CRAVE: Mulberries shine in these sweet treats

photo by: Mother Earth News

Mulberry scones

Mulberry Clafoutis

A clafoutis is a French dessert. The finished product has a layer of breading, a custard-like tier, and fruit that has risen to the top. Clafoutis also makes a nice breakfast dish. Yield: 6 servings.


1⁄2 stick butter

3 cups mulberries

1⁄2 cup flour

1⁄2 cup sugar

1 tablespoon cornstarch

Pinch of salt

3 large eggs

3⁄4 cup milk

Flavoring, optional: 1 tablespoon rum, or 1⁄2 teaspoon each vanilla and almond extract

Powdered sugar, optional


1. Preheat oven to 350 F. Grease an 8-inch glass pan with butter. Spread berries in greased baking pan.

2. Melt remaining butter, then cool.

3. In a food processor or blender, combine flour, sugar, cornstarch, and salt. Process to mix.

4. Add eggs, milk, butter, and flavoring to dry ingredients, and process until well-mixed. In a blender, mixture will be thin and frothy.

5. Pour mixed batter over berries. Bake, uncovered, for 40 minutes.

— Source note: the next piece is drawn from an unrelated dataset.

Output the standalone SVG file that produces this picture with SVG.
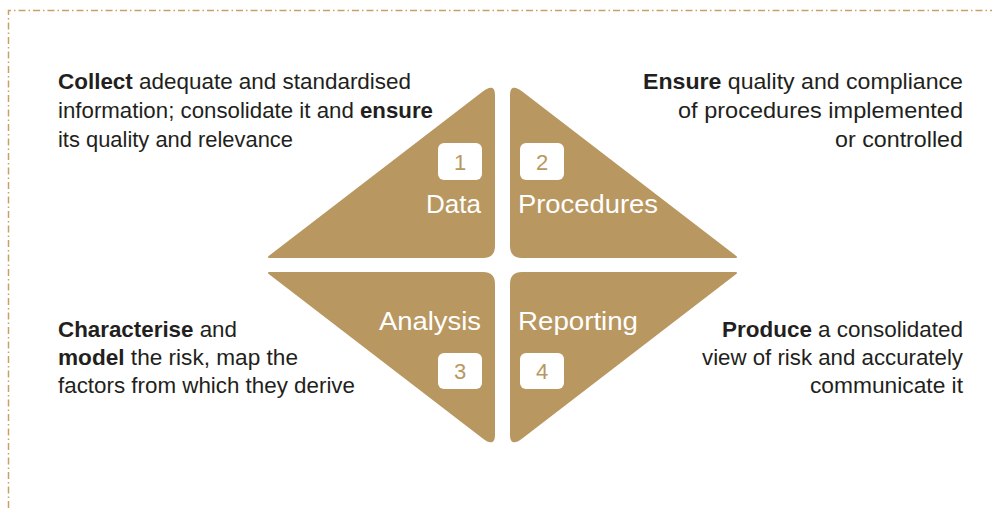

6. Cool to room temperature to serve. Just before serving, sprinkle with powdered sugar, if desired.

Mulberry Scones

Yield: 12 scones.


1 stick butter, chilled

1 tablespoon lemon zest

2 large eggs, beaten

11⁄2 teaspoons vanilla extract

1⁄2 teaspoon almond extract

1⁄2 to 2⁄3 cup milk

23⁄4 cups all-purpose flour

1⁄3 cup sugar

3⁄4 teaspoon salt

1 tablespoon baking powder

1 cup fresh mulberries, frozen at least 1 hour to help retain shape


2 tablespoons milk

2 tablespoons sparkling sugar


1. Grate 1⁄2 to 3⁄4 stick butter, and then chop remainder into small cubes slightly larger than pea-sized.

2. Return butter to refrigerator to keep chilled until use.

3. Zest lemon and set aside.

4. In a small bowl, combine eggs, extracts, and 1⁄2 cup milk. Keep remaining milk handy should you need additional moisture when mixing scones.

5. In a large bowl, combine flour, sugar, salt, lemon zest, and baking powder, and stir.

6. Add butter to dry ingredients, and work in with fingers to make a crumbly mixture. Try to mix butter in well enough that no pieces are larger than pea-sized.

7. Mix in frozen mulberries.

8. Pour wet ingredients over dry ones, and stir to mix. Try not to overmix; handle the dough as little as possible until it’s intact.

9. Separate dough into 2 pieces, and place on a parchment-covered baking sheet. Shape each part into a circle approximately 3⁄4 inch thick and 6 inches in diameter. Cut each circle into 6 wedges. Gently separate the wedges to allow baking room between them. Pierce wedges 5 to 6 times each with a fork. Place baking sheet with wedges into freezer and chill for 30 minutes before baking.

10. Place oven rack in upper third of oven, and preheat oven to 425 F.

11. Remove chilled scones from freezer. For topping, brush with milk and sprinkle with sparkling sugar.

12. Bake for 18 to 23 minutes, until lightly golden.